Recently, far too much attention has been paid to Donald Trump’s vile words regarding immigrants from Mexico. Neither his words nor his ignorant, self-serving perspectives on the issue deserve repeating here.
Our hope is the American public will pause to better understand the economics and human dimensions of immigration, rather than falling prey to Trump’s sweeping, inaccurate and denigrating characterizations.
Unquestionably, immigrants have been coming to the U.S. without legal papers for decades — their coming and staying made easy by our government, beginning with those who write the laws.
To wit, for nearly two decades the U.S. Congress has purposely refrained from approving E-Verify, a proposal that would require all employers to verify authenticity of worker-provided Social Security numbers.
Trump and other employers who benefit from undocumented immigrant labor know the drill: meet the letter of the law by collecting and maintaining record of workers’ Social Security numbers.
But not to worry, Congress has your back. No verification required. The nation’s top lawmakers have been educated by employers to understand that losing hard-working immigrant laborers would have dire consequences on our economy, not just agriculture.
The outcome — in Washington, Oregon, Georgia, North Carolina and other states, Latino populations have skyrocketed, much of it undocumented. According to the U.S. Census Bureau, Washington’s Latino population grew more than 250 percent during the past two census periods, increasing from 214,570 in 1990 to 755,790 in 2010.
Their presence in Washington is most visible in agriculture. According to state farm groups, roughly 66,000 of more than 92,000 workers (72 percent) needed for seasonal harvests are “document challenged” (The News Tribune, Oct. 15, 2011).
The figures beg the question: Is there evidence that Latino population growth has helped or hurt Washington’s economy?
For starters, U.S. Department of Agriculture reports show that fresh-market value of Washington-grown apples increased from $488 million in 1986 to $2.5 billion 2012, while Washington’s sweet cherries soared in value from $59 million to $491 million. Washington ranks No.1 in production of these crops, producing 57 percent of apples and 51 percent of sweet cherries grown in the nation.
Now, connect the dots. Correlate the growth in value — 413 percent for apples, and 733 percent for sweet cherries — with 253 percent Latino population growth.
Little wonder that Wenatchee is known as the “Apple Capital of the World,” and farm groups justifiably proclaim Washington as the “Refrigerator to the World.”
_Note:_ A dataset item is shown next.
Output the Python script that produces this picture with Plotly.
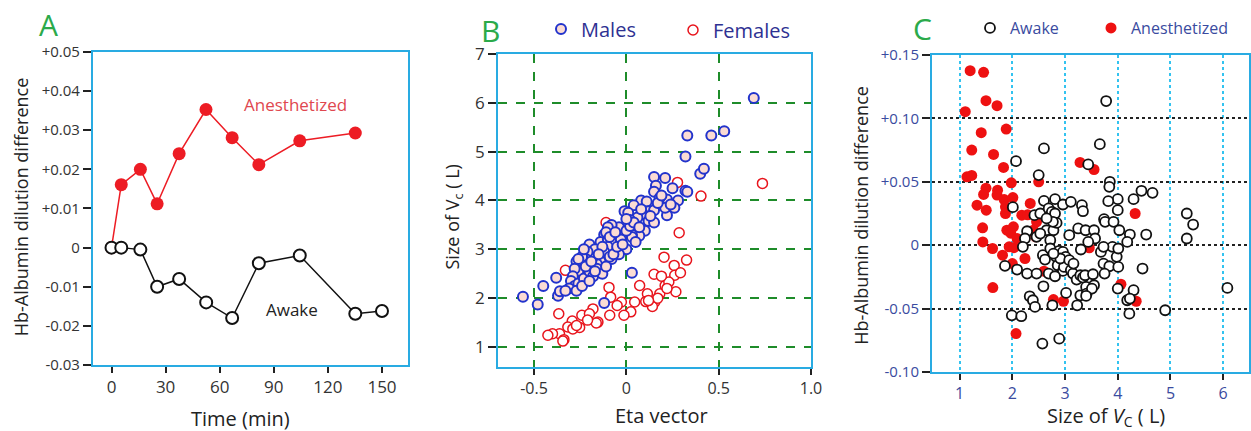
import plotly.graph_objects as go

# ---------------- Panel A data ----------------
a_time_anest = [0, 5.4, 16, 25.3, 37.5, 52.4, 66.9, 81.7, 104.4, 135.2]
a_anest = [0, 0.0161, 0.0200, 0.0112, 0.0240, 0.0353, 0.0281, 0.0212, 0.0273, 0.0293]
a_time_awake = [0, 5.4, 16, 25.3, 37.5, 52.5, 66.9, 81.7, 104.4, 135.2, 150]
a_awake = [0, 0, -0.0005, -0.0100, -0.0080, -0.0140, -0.0180, -0.0040, -0.0020, -0.0169, -0.0162]
a_xticks = [0, 30, 60, 90, 120, 150]
a_yticks = [-0.03, -0.02, -0.01, 0, 0.01, 0.02, 0.03, 0.04, 0.05]
a_yticklabels = ["-0.03", "-0.02", "-0.01", "0", "+0.01", "+0.02", "+0.03", "+0.04", "+0.05"]

# ---------------- Panel B data ----------------
b_male_eta = [-0.56, -0.48, -0.45, -0.38, -0.37, -0.36, -0.12, 0.03, 0.69, 0.33, 0.46, 0.53, 0.32, 0.40, 0.42, 0.32, 0.33,
              0.15, 0.21, 0.16, 0.25, 0.15, 0.28, 0.22, 0.18, 0.08, 0.11, 0.04, 0.26, 0.22, 0.21, 0.12, 0.15, 0.09, 0.06,
              -0.01, 0.01, 0.02, 0.12, 0.15, 0.10, 0.05, 0.07, 0.03, 0.01, -0.02, -0.04, -0.08, -0.10, -0.12, -0.14,
              -0.10, -0.06, -0.03, 0.00, -0.04, -0.08, -0.10, -0.12, -0.14, -0.16, -0.18, -0.20, -0.17, -0.21, -0.22,
              -0.24, -0.25, -0.26, -0.27, -0.28, -0.29, -0.30, -0.28, -0.26, -0.23, -0.20, -0.18, -0.16, -0.13, -0.11,
              -0.09, -0.07, -0.05, -0.02, 0.03, 0.05, -0.13, -0.23, -0.26, -0.31, -0.33, -0.27, -0.24, -0.22, -0.19,
              -0.15, -0.11, -0.09, -0.06, 0.00, 0.02, 0.04, 0.07, 0.08, 0.13, 0.17, 0.19, 0.24, 0.00, -0.20, -0.17]
b_male_vc = [2.03, 1.87, 2.25, 2.42, 2.05, 2.14, 1.90, 2.52, 6.10, 5.33, 5.33, 5.42, 4.90, 4.55, 4.65, 4.20, 4.18,
             4.48, 4.46, 4.30, 4.25, 4.18, 4.00, 4.02, 4.05, 4.00, 3.98, 3.90, 3.85, 3.70, 3.85, 3.78, 3.80, 3.72, 3.65,
             3.78, 3.75, 3.60, 3.58, 3.55, 3.38, 3.42, 3.28, 3.30, 3.50, 3.30, 3.45, 3.50, 3.45, 3.30, 3.15,
             3.20, 3.15, 3.20, 3.00, 2.90, 2.80, 3.05, 2.95, 2.75, 2.70, 2.85, 3.10, 3.00, 2.95, 2.80,
             2.85, 2.70, 2.55, 2.75, 2.60, 2.45, 2.35, 2.25, 2.30, 2.40, 2.55, 2.45, 2.60, 2.50, 2.65,
             2.85, 2.90, 3.05, 3.10, 3.25, 3.15, 3.05, 3.00, 2.80, 2.20, 2.15, 2.15, 2.25, 2.65, 2.75,
             2.90, 3.35, 3.25, 3.35, 3.38, 3.48, 3.55, 3.45, 3.82, 3.68, 3.95, 4.10, 3.92, 3.62, 2.35, 2.55]
b_female_eta = [0.737, 0.404, 0.277, 0.286, 0.326, 0.204, 0.259, 0.262, 0.293, 0.150, 0.072, 0.268, 0.181, 0.114,
                0.21, 0.23, 0.154, 0.141, 0.17, 0.105, 0.045, 0.024, -0.027, -0.013, -0.09, -0.094, -0.085, -0.181,
                -0.154, -0.163, -0.241, -0.253, -0.293, -0.317, -0.366, -0.362, -0.338, -0.344, -0.40, -0.425,
                -0.29, -0.27, -0.20, -0.33, -0.11, -0.07, 0.19, 0.12, 0.22, -0.05, -0.21]
b_female_vc = [4.35, 4.09, 4.37, 3.34, 2.78, 2.84, 2.67, 2.47, 2.52, 2.49, 2.26, 2.13, 2.09, 2.09,
               2.26, 2.33, 1.92, 1.83, 2.00, 1.93, 1.92, 1.72, 1.92, 1.65, 1.65, 2.22, 2.02, 1.78,
               1.51, 1.49, 1.65, 1.40, 1.53, 1.41, 1.68, 1.27, 1.15, 1.12, 1.27, 1.24,
               1.37, 1.44, 1.68, 2.57, 3.55, 3.05, 2.45, 1.95, 2.20, 1.85, 1.55]
b_xticks = [-0.5, 0, 0.5, 1.0]
b_xticklabels = ["-0.5", "0", "0.5", "1.0"]
b_yticks = [1, 2, 3, 4, 5, 6, 7]

# ---------------- Panel C data ----------------
c_awake_vc = [3.78, 3.66, 2.60, 2.07, 3.44, 2.50, 3.85, 3.84, 4.45, 4.66, 4.30, 4.00, 3.82, 2.81, 2.96, 3.11, 2.60,
              2.01, 2.42, 2.53, 2.69, 2.75, 2.81, 3.32, 3.34, 4.00, 3.74, 3.76, 3.92, 3.08, 3.25, 3.39, 3.55, 3.57,
              3.44, 4.03, 4.23, 4.18, 4.54, 5.31, 5.43, 5.31, 2.28, 2.24, 2.20, 2.65, 2.72, 2.78, 2.84, 2.77, 2.65,
              2.58, 2.62, 2.72, 2.83, 2.89, 2.96, 3.01, 2.86, 2.96, 2.98, 3.11, 3.15, 3.22, 3.29, 3.34, 3.40, 3.29,
              3.41, 3.38, 3.53, 3.55, 3.51, 3.30, 3.73, 3.68, 3.84, 3.90, 3.98, 4.01, 3.75, 4.00, 4.30, 4.18, 4.23,
              4.22, 4.47, 4.90, 6.08, 1.86, 2.09, 2.28, 2.46, 2.69, 2.59, 2.33, 2.39, 2.43, 1.99, 2.17, 2.76, 3.23,
              3.40, 2.89, 2.57, 3.02, 2.81, 2.91, 2.78, 3.08, 3.16, 2.46, 2.53, 3.73, 4.01]
c_awake_diff = [0.1137, 0.0797, 0.0763, 0.0663, 0.0637, 0.0553, 0.0500, 0.0460, 0.0429, 0.0413, 0.0363, 0.0363,
                0.0347, 0.0363, 0.0321, 0.0342, 0.0350, 0.0300, 0.0237, 0.0250, 0.0290, 0.0263, 0.0250, 0.0316,
                0.0268, 0.0276, 0.0205, 0.0184, 0.0184, 0.0079, 0.0132, 0.0118, 0.0118, 0.0053, 0.0026, 0.0118,
                0.0084, 0.0026, 0.0084, 0.0250, 0.0163, 0.0053, 0.0110, 0.0053, -0.0013, 0.0118, 0.0040, 0.0118,
                0.0176, 0.0184, 0.0211, -0.0079, -0.0113, -0.0026, -0.0092, -0.0045, -0.0053, -0.0092, -0.0158,
                -0.0203, -0.0171, -0.0197, -0.0224, -0.0271, -0.0237, -0.0255, -0.0329, -0.0395, -0.0382, -0.0237,
                -0.0229, -0.0316, -0.0342, -0.0034, -0.0145, -0.0053, -0.0166, -0.0013, -0.0092, -0.0171, -0.0224,
                -0.0342, -0.0355, -0.0434, -0.0421, -0.0540, -0.0184, -0.0513, -0.0337, -0.0163, -0.0192, -0.0224,
                -0.0224, -0.0224, -0.0324, -0.0403, -0.0434, -0.0487, -0.0553, -0.0560, -0.0474, -0.0474, -0.0400,
                -0.0737, -0.0776, -0.0376, -0.0245, -0.0105, -0.0066, -0.0118, -0.0145, 0.0066, 0.0092, -0.0013,
                -0.0026]
c_anest_vc = [1.20, 1.455, 1.107, 1.50, 1.71, 1.41, 1.884, 1.23, 1.644, 1.833, 1.139, 1.23, 1.98, 2.50, 3.285, 3.55,
              1.50, 1.455, 1.72, 1.71, 1.33, 1.505, 1.846, 1.87, 2.01, 1.87, 2.34, 2.18, 1.436, 1.896, 2.02, 2.46,
              2.40, 2.53, 2.445, 1.44, 1.625, 1.814, 1.94, 2.03, 2.00, 2.24, 1.63, 2.60, 2.78, 2.97, 2.07, 3.46,
              4.06, 4.33, 4.35, 2.36, 2.29, 1.97, 2.09]
c_anest_diff = [0.1376, 0.1363, 0.1053, 0.1140, 0.1100, 0.0887, 0.0916, 0.0750, 0.0716, 0.0613, 0.0539, 0.0550,
                0.0492, 0.0500, 0.0653, 0.0597, 0.0450, 0.0400, 0.0434, 0.0395, 0.0316, 0.0276, 0.0360, 0.0303,
                0.0376, 0.0250, 0.0329, 0.0237, 0.0137, 0.0118, 0.0145, 0.0184, 0.0118, 0.0224, 0.0066, 0.0026,
                -0.0026, -0.0079, -0.0013, -0.0020, -0.0145, -0.0105, -0.0334, -0.0205, -0.0429, -0.0442, -0.0697,
                -0.0021, -0.0308, 0.0250, -0.0442, 0.0110, 0.0240, 0.0095, 0.0052]
c_xticks = [1, 2, 3, 4, 5, 6]
c_yticks = [-0.10, -0.05, 0, 0.05, 0.10, 0.15]
c_yticklabels = ["-0.10", "-0.05", "0", "+0.05", "+0.10", "+0.15"]

# ---------------- styles ----------------
FONT = "Open Sans, DejaVu Sans, sans-serif"
CYAN = "#29ABE2"
GREEN = "#2BAA4A"
RED = "#ED1C24"
NAVY = "#2E3192"
CBLUE = "#3A4BA0"

fig = go.Figure()

# Panel A
fig.add_trace(go.Scatter(x=a_time_anest, y=a_anest, mode="lines+markers", xaxis="x", yaxis="y",
                         line=dict(color=RED, width=1.5),
                         marker=dict(size=13, color=RED, line=dict(width=0)), showlegend=False))
fig.add_trace(go.Scatter(x=a_time_awake, y=a_awake, mode="lines+markers", xaxis="x", yaxis="y",
                         line=dict(color="#111111", width=1.5),
                         marker=dict(size=12, color="white", line=dict(color="#111111", width=2)), showlegend=False))

# Panel B
fig.add_trace(go.Scatter(x=b_female_eta, y=b_female_vc, mode="markers", xaxis="x2", yaxis="y2", name="Females",
                         marker=dict(size=10, color="white", line=dict(color="#E8141C", width=1.5)),
                         legend="legend3"))
fig.add_trace(go.Scatter(x=b_male_eta, y=b_male_vc, mode="markers", xaxis="x2", yaxis="y2", name="Males",
                         marker=dict(size=10, color="#FBDCD4", line=dict(color="#2233CC", width=2)),
                         legend="legend2"))

# Panel C
fig.add_trace(go.Scatter(x=c_anest_vc, y=c_anest_diff, mode="markers", xaxis="x3", yaxis="y3", name="Anesthetized",
                         marker=dict(size=11, color="#EE1111", line=dict(width=0)),
                         legend="legend5"))
fig.add_trace(go.Scatter(x=c_awake_vc, y=c_awake_diff, mode="markers", xaxis="x3", yaxis="y3", name="Awake",
                         marker=dict(size=10, color="white", line=dict(color="#111111", width=1.8)),
                         legend="legend4"))

axis_common = dict(showline=True, mirror=True, linecolor=CYAN, linewidth=2, ticks="outside",
                   tickcolor="#222222", tickwidth=2, zeroline=False)


def leg(xpix, ypix, size, color):
    return dict(orientation="h", x=xpix / 1251, y=1 - ypix / 431, xref="container", yref="container",
                xanchor="left", yanchor="middle", font=dict(size=size, color=color, family=FONT),
                bgcolor="rgba(0,0,0,0)", itemsizing="trace", borderwidth=0)


fig.update_layout(
    width=1251, height=431, margin=dict(l=0, r=0, t=0, b=0, autoexpand=False),
    paper_bgcolor="white", plot_bgcolor="white",
    font=dict(family=FONT, color="#222222"),
    xaxis=dict(domain=[0.0743, 0.3261], range=[-10.3, 164.4], tickvals=a_xticks, ticklen=6,
               showgrid=False, tickfont=dict(size=17, color="#333333"), anchor="y", **axis_common),
    yaxis=dict(domain=[0.1531, 0.8794], range=[-0.03, 0.05], tickvals=a_yticks, ticktext=a_yticklabels,
               ticklen=8, showgrid=False, tickfont=dict(size=15, color="#333333"), anchor="x", **axis_common),
    xaxis2=dict(domain=[0.3981, 0.6483], range=[-0.695, 1.0], tickvals=b_xticks, ticktext=b_xticklabels,
                ticklen=6, showgrid=True, gridcolor="#1E8C2A", griddash="dash", gridwidth=1.5,
                tickfont=dict(size=16, color="#333333"), anchor="y2", **axis_common),
    yaxis2=dict(domain=[0.1485, 0.8747], range=[0.59, 7.0], tickvals=b_yticks, ticklen=8,
                showgrid=True, gridcolor="#1E8C2A", griddash="dash", gridwidth=1.5,
                tickfont=dict(size=17, color="#333333"), anchor="x2", **axis_common),
    xaxis3=dict(domain=[0.7450, 0.9984], range=[0.476, 6.49], tickvals=c_xticks, ticklen=6,
                showgrid=True, gridcolor="#33C3F0", griddash="dot", gridwidth=1.5,
                tickfont=dict(size=16, color=CBLUE), anchor="y3", **axis_common),
    yaxis3=dict(domain=[0.1369, 0.8724], range=[-0.10, 0.15], tickvals=c_yticks, ticktext=c_yticklabels,
                ticklen=8, showgrid=True, gridcolor="#222222", griddash="dot", gridwidth=1.5,
                tickfont=dict(size=15, color=CBLUE), anchor="x3", **axis_common),
    legend2=leg(560 - 19, 29, 20, NAVY),
    legend3=leg(692 - 19, 30, 20, NAVY),
    legend4=leg(989 - 19, 28, 16, CBLUE),
    legend5=leg(1110 - 19, 28, 16, CBLUE),
)

annotations = [
    # panel letters
    dict(text="A", x=0.0384, y=0.942, font=dict(size=30, color=GREEN)),
    dict(text="B", x=0.3917, y=0.930, font=dict(size=30, color=GREEN)),
    dict(text="C", x=0.7378, y=0.935, font=dict(size=30, color=GREEN)),
    # axis titles
    dict(text="Hb-Albumin dilution difference", x=0.017, y=0.5197, textangle=-90, font=dict(size=18, color="#222222")),
    dict(text="Time (min)", x=0.1926, y=0.030, font=dict(size=20, color="#222222")),
    dict(text="Size of V<sub>c</sub> ( L)", x=0.3625, y=0.4965, textangle=-90, font=dict(size=18, color="#222222")),
    dict(text="Eta vector", x=0.5284, y=0.037, font=dict(size=20, color="#222222")),
    dict(text="Hb-Albumin dilution difference", x=0.688, y=0.501, textangle=-90, font=dict(size=18, color="#222222")),
    dict(text="Size of <i>V</i><sub>C</sub> ( L)", x=0.8843, y=0.0325, font=dict(size=20, color="#222222")),
]
for a in annotations:
    a.update(xref="paper", yref="paper", showarrow=False, xanchor="center", yanchor="middle")
    a["font"]["family"] = FONT

# in-plot labels of panel A
annotations.append(dict(text="Anesthetized", x=102, y=0.0365, xref="x", yref="y", showarrow=False,
                        font=dict(size=17, color="#E0474F", family=FONT)))
annotations.append(dict(text="Awake", x=100, y=-0.0157, xref="x", yref="y", showarrow=False,
                        font=dict(size=17, color="#222222", family=FONT)))
fig.update_layout(annotations=annotations)

fig.write_html("out.html", config={"displayModeBar": False},
               post_script="document.body.style.margin='0px';document.body.style.overflow='hidden';")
Thus, we should appreciate and not vilify undocumented workers for the value they bring to state and national economies and the world’s food stream. In large part, because of undocumented workers, the U.S. agricultural system is lauded internationally for its productivity and quality, and we all benefit as consumers.
This should be the context from which immigration reform is debated and reformed, and Donald Trump should be dismissed as an attention-seeking, bellicose guy with bad hair and money who will never be president.
Ricardo Sánchez is founder of the Latino/a Educational Achievement Project, a program of Sea Mar Community Health Centers. Jesús Hernández is executive director of Community Choice, a health and education institute serving North Central Washington.